> [TASK DESCRIPTION] Give only the number of lines that include the string "this".

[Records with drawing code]
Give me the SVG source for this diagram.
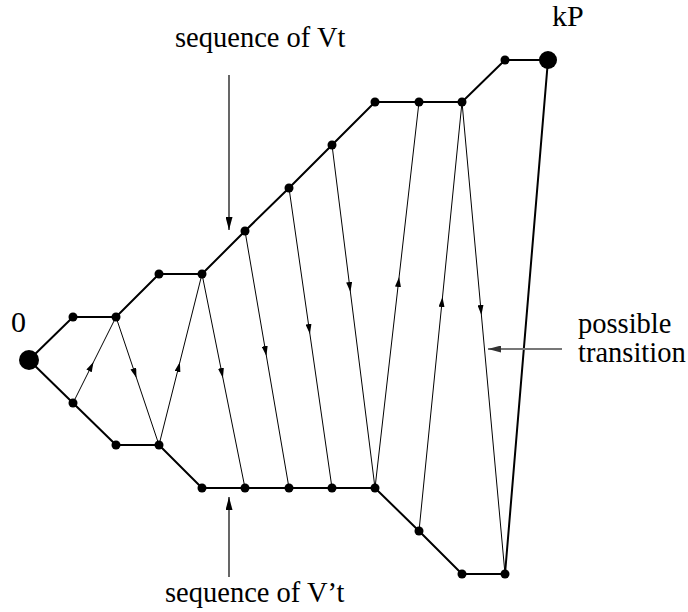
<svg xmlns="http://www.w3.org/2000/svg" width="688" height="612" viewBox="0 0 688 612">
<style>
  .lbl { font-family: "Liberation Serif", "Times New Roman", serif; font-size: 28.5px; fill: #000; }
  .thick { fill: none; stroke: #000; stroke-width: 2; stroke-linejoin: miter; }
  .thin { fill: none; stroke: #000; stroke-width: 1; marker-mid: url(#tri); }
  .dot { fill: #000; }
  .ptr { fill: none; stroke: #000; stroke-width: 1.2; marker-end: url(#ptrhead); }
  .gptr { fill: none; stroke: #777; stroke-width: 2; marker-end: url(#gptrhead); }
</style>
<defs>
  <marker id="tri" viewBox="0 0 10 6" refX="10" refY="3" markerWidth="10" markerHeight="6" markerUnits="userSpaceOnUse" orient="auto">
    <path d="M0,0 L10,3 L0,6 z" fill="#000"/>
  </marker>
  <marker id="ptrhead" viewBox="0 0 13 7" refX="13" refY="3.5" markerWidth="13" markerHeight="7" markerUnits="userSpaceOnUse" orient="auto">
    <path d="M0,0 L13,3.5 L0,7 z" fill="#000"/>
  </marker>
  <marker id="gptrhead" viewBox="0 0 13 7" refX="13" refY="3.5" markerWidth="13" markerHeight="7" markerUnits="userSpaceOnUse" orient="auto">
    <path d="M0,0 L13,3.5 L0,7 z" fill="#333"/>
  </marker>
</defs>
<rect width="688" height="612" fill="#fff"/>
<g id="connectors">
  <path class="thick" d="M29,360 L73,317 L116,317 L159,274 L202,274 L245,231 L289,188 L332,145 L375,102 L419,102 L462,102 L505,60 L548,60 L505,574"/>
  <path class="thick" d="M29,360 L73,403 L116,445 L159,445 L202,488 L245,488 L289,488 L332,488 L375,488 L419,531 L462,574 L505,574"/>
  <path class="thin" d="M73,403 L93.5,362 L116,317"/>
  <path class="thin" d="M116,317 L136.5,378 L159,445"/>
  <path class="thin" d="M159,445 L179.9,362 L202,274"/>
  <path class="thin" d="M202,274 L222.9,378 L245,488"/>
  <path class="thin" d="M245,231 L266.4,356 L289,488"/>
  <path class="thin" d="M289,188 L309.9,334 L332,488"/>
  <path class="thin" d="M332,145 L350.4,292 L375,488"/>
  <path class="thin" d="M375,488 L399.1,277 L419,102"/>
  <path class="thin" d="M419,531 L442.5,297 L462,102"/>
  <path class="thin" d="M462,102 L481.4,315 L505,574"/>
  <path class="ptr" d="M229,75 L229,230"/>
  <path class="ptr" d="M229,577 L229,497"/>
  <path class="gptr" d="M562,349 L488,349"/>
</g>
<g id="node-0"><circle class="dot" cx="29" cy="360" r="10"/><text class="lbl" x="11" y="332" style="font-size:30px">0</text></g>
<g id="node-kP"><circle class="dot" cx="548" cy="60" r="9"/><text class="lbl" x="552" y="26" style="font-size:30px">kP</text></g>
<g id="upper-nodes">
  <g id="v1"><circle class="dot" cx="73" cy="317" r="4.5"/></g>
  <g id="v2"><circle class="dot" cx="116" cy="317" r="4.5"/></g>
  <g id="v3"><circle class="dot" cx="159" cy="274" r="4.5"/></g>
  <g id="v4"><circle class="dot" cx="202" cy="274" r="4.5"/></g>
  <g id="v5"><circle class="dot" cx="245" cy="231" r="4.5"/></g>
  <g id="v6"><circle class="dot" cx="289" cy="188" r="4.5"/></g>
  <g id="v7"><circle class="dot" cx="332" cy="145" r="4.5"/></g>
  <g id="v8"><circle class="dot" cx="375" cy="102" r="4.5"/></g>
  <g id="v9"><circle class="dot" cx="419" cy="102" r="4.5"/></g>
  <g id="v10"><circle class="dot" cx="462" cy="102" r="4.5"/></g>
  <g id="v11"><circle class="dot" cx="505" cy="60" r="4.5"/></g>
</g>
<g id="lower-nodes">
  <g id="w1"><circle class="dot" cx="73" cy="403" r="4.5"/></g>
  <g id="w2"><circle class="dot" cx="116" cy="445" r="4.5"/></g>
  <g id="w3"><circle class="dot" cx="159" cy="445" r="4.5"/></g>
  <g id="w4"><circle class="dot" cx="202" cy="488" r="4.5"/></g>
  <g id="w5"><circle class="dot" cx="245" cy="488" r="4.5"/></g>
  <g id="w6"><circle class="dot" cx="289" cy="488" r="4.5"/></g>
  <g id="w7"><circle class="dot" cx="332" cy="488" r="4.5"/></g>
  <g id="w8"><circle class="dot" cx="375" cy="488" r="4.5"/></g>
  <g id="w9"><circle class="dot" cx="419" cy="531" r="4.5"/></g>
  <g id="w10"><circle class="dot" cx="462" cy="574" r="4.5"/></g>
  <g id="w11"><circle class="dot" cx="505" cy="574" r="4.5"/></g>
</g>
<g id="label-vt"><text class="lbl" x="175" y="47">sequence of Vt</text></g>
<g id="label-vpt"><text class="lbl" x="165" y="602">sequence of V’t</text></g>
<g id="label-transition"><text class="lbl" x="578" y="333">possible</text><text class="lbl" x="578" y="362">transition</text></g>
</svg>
...
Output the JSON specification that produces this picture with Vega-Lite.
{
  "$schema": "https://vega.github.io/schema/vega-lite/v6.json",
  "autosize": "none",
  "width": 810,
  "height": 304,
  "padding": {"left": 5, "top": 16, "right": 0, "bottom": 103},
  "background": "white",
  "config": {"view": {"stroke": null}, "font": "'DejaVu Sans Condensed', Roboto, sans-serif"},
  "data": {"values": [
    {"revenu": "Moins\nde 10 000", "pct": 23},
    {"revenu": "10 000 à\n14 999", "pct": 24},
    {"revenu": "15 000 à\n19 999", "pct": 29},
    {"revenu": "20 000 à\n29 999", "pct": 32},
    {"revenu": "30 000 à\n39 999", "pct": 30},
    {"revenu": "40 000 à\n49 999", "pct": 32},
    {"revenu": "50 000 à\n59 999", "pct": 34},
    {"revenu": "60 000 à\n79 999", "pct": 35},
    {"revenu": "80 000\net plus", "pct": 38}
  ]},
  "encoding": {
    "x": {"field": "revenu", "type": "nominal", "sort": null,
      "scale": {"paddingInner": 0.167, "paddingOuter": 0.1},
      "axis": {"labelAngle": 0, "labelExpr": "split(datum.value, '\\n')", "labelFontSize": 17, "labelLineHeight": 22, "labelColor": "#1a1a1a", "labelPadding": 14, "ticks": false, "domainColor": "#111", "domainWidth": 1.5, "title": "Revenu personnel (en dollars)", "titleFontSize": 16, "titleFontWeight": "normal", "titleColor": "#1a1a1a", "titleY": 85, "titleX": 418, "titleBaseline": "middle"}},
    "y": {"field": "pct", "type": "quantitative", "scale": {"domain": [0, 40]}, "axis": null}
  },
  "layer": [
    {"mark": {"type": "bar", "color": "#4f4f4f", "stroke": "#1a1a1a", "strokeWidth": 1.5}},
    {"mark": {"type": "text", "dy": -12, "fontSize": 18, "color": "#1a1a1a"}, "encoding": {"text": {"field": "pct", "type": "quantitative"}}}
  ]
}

> [TASK RESPONSE] 2